▶

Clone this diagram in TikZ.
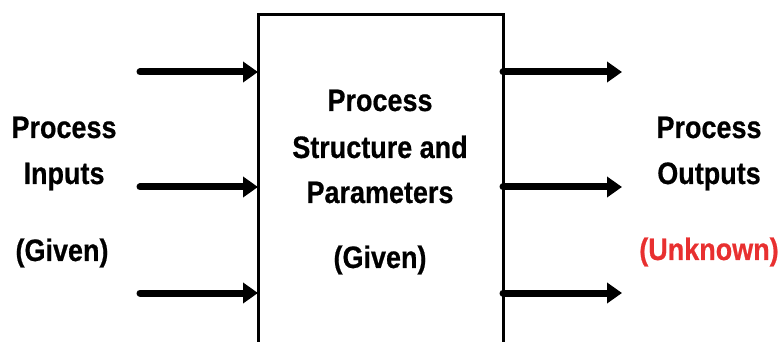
\documentclass[tikz,border=0pt]{standalone}
\usepackage{fontspec}
\setmainfont{Liberation Sans}[FakeStretch=0.87, BoldFeatures={FakeBold=0.6}]
\usetikzlibrary{arrows.meta, positioning}
\definecolor{unkred}{RGB}{232,48,48}

\begin{document}
\begin{tikzpicture}[x=1pt, y=-1pt, line cap=round,
            >={Triangle[length=15pt, width=20pt]},
            flow/.style={->, line width=7pt},
            lbl/.style={font=\bfseries\fontsize{31}{46}\selectfont, inner sep=0pt, anchor=base}]
            \useasboundingbox (0, 0) rectangle (780, 342);
            \clip (0, 0) rectangle (780, 342);

            % the process block (open at the bottom of the page)
            \node[draw, line width=3pt, outer sep=0pt, inner sep=0pt, anchor=north,
                  minimum width=245pt, minimum height=400pt] (proc) at (380.5, 14.5) {};

            % inputs
            \coordinate (inA) at (140, 72);
            \coordinate (inB) at (140, 187);
            \coordinate (inC) at (140, 293);
            \draw[flow] (inA) -- (inA -| proc.west);
            \draw[flow] (inB) -- (inB -| proc.west);
            \draw[flow] (inC) -- (inC -| proc.west);

            % outputs
            \coordinate (outA) at (622, 72);
            \coordinate (outB) at (622, 187);
            \coordinate (outC) at (622, 293);
            \draw[flow] (outA -| proc.east) -- (outA);
            \draw[flow] (outB -| proc.east) -- (outB);
            \draw[flow] (outC -| proc.east) -- (outC);

            % labels
            \node[lbl] (inTop) at (64, 138) {Process};
            \node[lbl] (inMid) at (64, 184) {Inputs};
            \node[lbl] (inBot) at (62, 261) {(Given)};

            \node[lbl] (procA) at (380, 111) {Process};
            \node[lbl] (procB) at (380, 158) {Structure and};
            \node[lbl] (procC) at (380, 203) {Parameters};
            \node[lbl] (procD) at (380, 268) {(Given)};

            \node[lbl] (outTop) at (709, 138) {Process};
            \node[lbl] (outMid) at (709, 184) {Outputs};
            \node[lbl, text=unkred] (outBot) at (709, 260) {(Unknown)};
\end{tikzpicture}
\end{document}
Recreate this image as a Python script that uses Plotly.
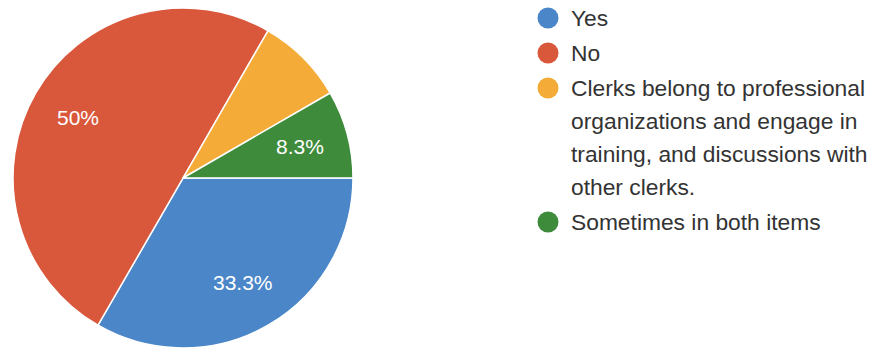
import math
import plotly.graph_objects as go

# Survey responses
legend_lines = [
    ["Yes"],
    ["No"],
    ["Clerks belong to professional",
     "organizations and engage in",
     "training, and discussions with",
     "other clerks."],
    ["Sometimes in both items"],
]
categories = [" ".join(lines) for lines in legend_lines]
counts = [4, 6, 1, 1]
colors = ["#4a86c8", "#d9573b", "#f5ab37", "#3e8b3c"]
label_shown = [True, True, False, True]

W, H = 872, 349

# Pie placement (pixels)
cx, cy, r = 183, 178, 170
label_radius = 0.71
start_deg = 90  # first slice starts at 3 o'clock, runs clockwise

font_family = "Liberation Sans, Arial, Helvetica, sans-serif"

fig = go.Figure()
fig.add_trace(go.Pie(
    labels=categories,
    values=counts,
    sort=False,
    direction="clockwise",
    rotation=start_deg,
    marker=dict(colors=colors, line=dict(color="white", width=1.5)),
    textinfo="none",
    hoverinfo="label+percent",
    showlegend=False,
    domain=dict(x=[(cx - r) / W, (cx + r) / W],
                y=[1 - (cy + r) / H, 1 - (cy - r) / H]),
))

annotations = []
shapes = []

# Percentage labels at each slice's mid-angle
total = sum(counts)
angle = start_deg
for v, show in zip(counts, label_shown):
    sweep = 360.0 * v / total
    mid = math.radians(angle + sweep / 2)
    angle += sweep
    if not show:
        continue
    pct = 100.0 * v / total
    txt = f"{pct:.1f}".rstrip("0").rstrip(".") + "%"
    px = cx + label_radius * r * math.sin(mid)
    py = cy - label_radius * r * math.cos(mid)
    annotations.append(dict(
        x=px / W, y=1 - py / H, xref="paper", yref="paper",
        text=txt, showarrow=False, xanchor="center", yanchor="middle",
        font=dict(family=font_family, size=21, color="white"),
    ))

# Legend with round swatches
marker_x, text_x = 548, 569
line_step, item_gap = 33, 2
y = 18
for lines, col in zip(legend_lines, colors):
    shapes.append(dict(
        type="circle", xref="paper", yref="paper",
        xsizemode="pixel", ysizemode="pixel",
        xanchor=marker_x / W, yanchor=1 - y / H,
        x0=-10.5, x1=10.5, y0=-10.5, y1=10.5,
        fillcolor=col, line=dict(width=0),
    ))
    for i, line in enumerate(lines):
        annotations.append(dict(
            x=text_x / W, y=1 - y / H, xref="paper", yref="paper",
            text=line, showarrow=False, xanchor="left", yanchor="middle",
            font=dict(family=font_family, size=22.8, color="#333333"),
        ))
        if i < len(lines) - 1:
            y += line_step
    y += line_step + item_gap

fig.update_layout(
    width=W, height=H,
    margin=dict(l=0, r=0, t=0, b=0),
    paper_bgcolor="white",
    plot_bgcolor="white",
    annotations=annotations,
    shapes=shapes,
)

fig.write_html("out.html")
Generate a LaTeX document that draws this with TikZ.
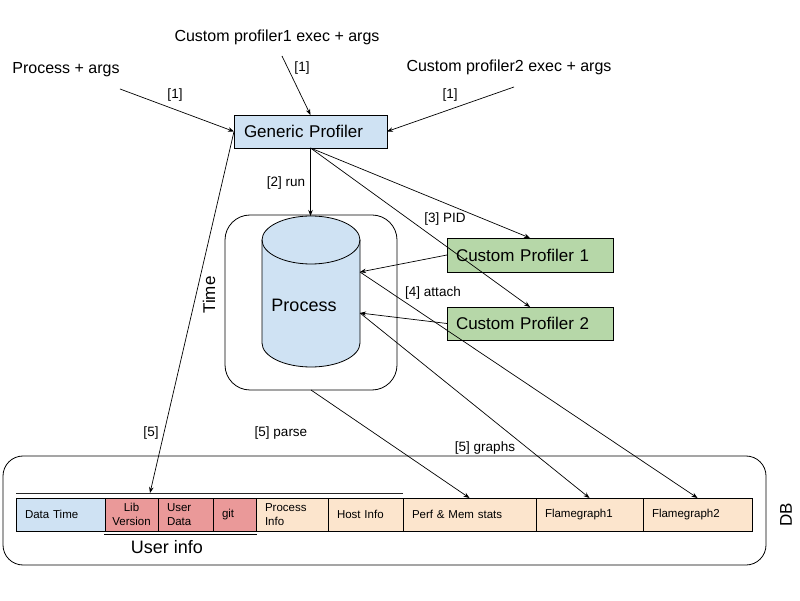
\documentclass[tikz,border=0pt]{standalone}
\usepackage{fontspec}
\setmainfont{Liberation Sans}
\usetikzlibrary{arrows.meta,calc}
\definecolor{pblue}{HTML}{CFE2F3}
\definecolor{pgreen}{HTML}{B6D7A8}
\definecolor{pred}{HTML}{EA9999}
\definecolor{ppeach}{HTML}{FCE5CD}
\begin{document}
\begin{tikzpicture}[x=1pt,y=1pt,
  conn/.style={draw=black, line width=0.7pt, -{Stealth[length=6pt,width=4.5pt]}},
  txtbig/.style={font=\fontsize{16}{19}\selectfont, inner sep=0pt},
  lbl/.style={font=\fontsize{13.5}{16}\selectfont, inner sep=0pt},
  boxnode/.style={draw=black, line width=0.8pt, outer sep=0pt, align=left, inner ysep=0pt, font=\fontsize{17}{20}\selectfont},
  cellbox/.style={draw=black, line width=0.8pt, outer sep=0pt, minimum height=33pt, inner xsep=9pt, inner ysep=0pt, align=left, anchor=west, font=\fontsize{11.5}{13.5}\selectfont},
]
\useasboundingbox (0,0) rectangle (800,600);

% containers
\node[draw=black, line width=0.8pt, rounded corners=20pt, minimum width=763pt, minimum height=109pt, outer sep=0pt] (db) at (384.5,89.5) {};
\node[draw=black, line width=0.8pt, rounded corners=25pt, minimum width=172pt, minimum height=175pt, outer sep=0pt] (pc) at (311,297.5) {};

% cylinder
\draw[fill=pblue, line width=0.8pt] (262,360) -- (262,257) arc[start angle=180, end angle=360, x radius=49pt, y radius=24pt] -- (360,360) arc[start angle=0, end angle=180, x radius=49pt, y radius=24pt] -- cycle;
\draw[line width=0.8pt] (262,360) arc[start angle=180, end angle=360, x radius=49pt, y radius=24pt];
\node[font=\fontsize{18}{21}\selectfont, inner sep=0pt] (proc) at (304,295) {Process};
\coordinate (cyltop) at (310.5,384);
\coordinate (pa) at (360,328);
\coordinate (pb) at (360,287);

% main boxes
\node[boxnode, fill=pblue, minimum height=33pt, text width=133pt, inner xsep=10pt] (gp) at (310.5,468.5) {Generic Profiler};
\node[boxnode, fill=pgreen, minimum height=34pt, text width=148pt, inner xsep=9pt] (cp1) at (530,345) {Custom Profiler 1};
\node[boxnode, fill=pgreen, minimum height=33pt, text width=148pt, inner xsep=9pt] (cp2) at (530,276.5) {Custom Profiler 2};

% input texts
\node[txtbig] (t0) at (66,530) {Process + args};
\node[txtbig] (t1) at (277,563) {Custom profiler1 exec + args};
\node[txtbig] (t2) at (509,533) {Custom profiler2 exec + args};
\coordinate (i0) at (120,511);
\coordinate (i1) at (282,544);
\coordinate (i2) at (514,513);

% DB row
\node[cellbox, fill=pblue, text width=71pt] (dt) at (16,85.5) {Data Time};
\node[cellbox, fill=pred, text width=49pt, inner xsep=2pt, align=center] (lib) at (105,85.5) {Lib\\Version};
\node[cellbox, fill=pred, text width=37pt, inner xsep=9pt] (ud) at (158,85.5) {User\\Data};
\node[cellbox, fill=pred, text width=25pt] (git) at (213,85.5) {git};
\node[cellbox, fill=ppeach, text width=54pt] (pi) at (256,85.5) {Process\\Info};
\node[cellbox, fill=ppeach, text width=57pt] (hi) at (328,85.5) {Host Info};
\node[cellbox, fill=ppeach, text width=115pt] (perf) at (403,85.5) {Perf \& Mem stats};
\node[cellbox, fill=ppeach, text width=89pt] (fg1) at (536,85.5) {Flamegraph1};
\node[cellbox, fill=ppeach, text width=91pt] (fg2) at (643,85.5) {Flamegraph2};

\coordinate (ra) at (16,107);
\coordinate (rb) at (403,107);
\draw[line width=0.8pt, black!85] (ra) -- (rb);
\coordinate (ua) at (104,66);
\coordinate (ub) at (257,66);
\draw[line width=0.8pt] (ua) -- (ub);
\node[font=\fontsize{18}{21}\selectfont, inner sep=0pt] (ui) at (167,53) {User info};
\node[font=\fontsize{17}{20}\selectfont, inner sep=0pt, rotate=90] (dbl) at (786,85.5) {DB};
\node[font=\fontsize{17}{20}\selectfont, inner sep=0pt, rotate=90] (tm) at (209,305) {Time};
\coordinate (tl) at (150,107);

% labels
\node[lbl] (l1a) at (175,505) {[1]};
\node[lbl] (l1b) at (302,532) {[1]};
\node[lbl] (l1c) at (450,505) {[1]};
\node[lbl] (l2) at (286,417) {[2] run};
\node[lbl] (l3) at (445,381) {[3] PID};
\node[lbl] (l4) at (433,307) {[4] attach};
\node[lbl] (l5) at (151,167) {[5]};
\node[lbl] (l5p) at (281,167) {[5] parse};
\node[lbl] (l5g) at (485,152) {[5] graphs};

% connectors
\draw[conn] (i0) -- (gp.west);
\draw[conn] (i1) -- (gp.north);
\draw[conn] (i2) -- (gp.east);
\draw[conn] (gp.south) -- (cyltop);
\draw[conn] (gp.south) -- (cp1.north);
\draw[conn] (gp.south) -- (cp2.north);
\draw[conn] (cp1.west) -- (pa);
\draw[conn] (cp2.west) -- (pb);
\draw[conn] (pa) -- (fg2.north);
\draw[conn] (pb) -- (fg1.north);
\draw[conn] (pc.south) -- (perf.north);
\draw[conn] (gp.west) -- (tl);
\end{tikzpicture}
\end{document}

◀

§ Requirements
Only the number is needed here: how many lines of the records contain "that"?

§ Answer to the exercise
2